Another example of muggle activity also occurred that same day teenagers and a walking path between an old trailer park and a shopping center. As we pulled up in the shopping center to get a cache we realized the cache general location was exactly where a small group of teenagers were hanging out. We waited about 10 minutes waiting to see if they would move on or just continue hanging out but they looked like they were set up to stay for quite a long time. Instead of looking for the cache and perhaps compromising its location. We elected to save that cache for another day. That way we did not draw unwanted attention to the cache which might cause it to disappear or be trashed.

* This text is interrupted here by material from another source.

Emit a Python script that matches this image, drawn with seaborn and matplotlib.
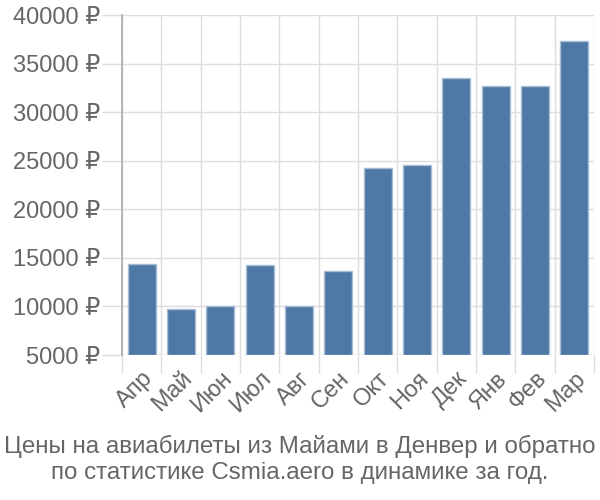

Sometimes unplanned muggles attack the location at the worst time! Nana & I had found this one cache and to keep prying eyes from noticing us, we took the container back to our vehicle (about 40 feet away) to sign the log and trade "swag" (the trinkets inside the cache). While we were in the van, a group appeared and sat down near "GZ" (ground zero) and rested. Needless to say we could not return the cache to its hiding place. Lucky for us the group moved on in about 15 minutes. We made sure the coast was clear before replacing the cache where we had found it and then proceeded on to the next cache.
Muggles can be frustrating sometimes. But if you are having trouble getting to a cache because of muggles, try a different time of day or even a different day of the week. Muggles are part of the game.
1) If caught by LEOs - tell the truth
2) Do not attempt a cache if it is surrounded by muggles, save it for another day.
3) Do not move the cache to another location, just out-wait the muggles then return it to its correct location.
4) Muggles are part of the game, play nicely with them.
I hope this information helps some of the newer cachers out there. We always welcome newer cachers and urge them to ask questions. There are plenty of places to get your questions answered. You can search for local events in your area or even look for local groups such as GCHR (Geocaching Hampton Roads) here where we live. If you can't find anyone to ask, please feel free to e-mail us or leave us a comment here on this blog and I will get back to you personally.
Stay Safe & Keep Caching!!!
Suffolk Nana & Papa - - - or just plain ol' - - - - SNAP!!!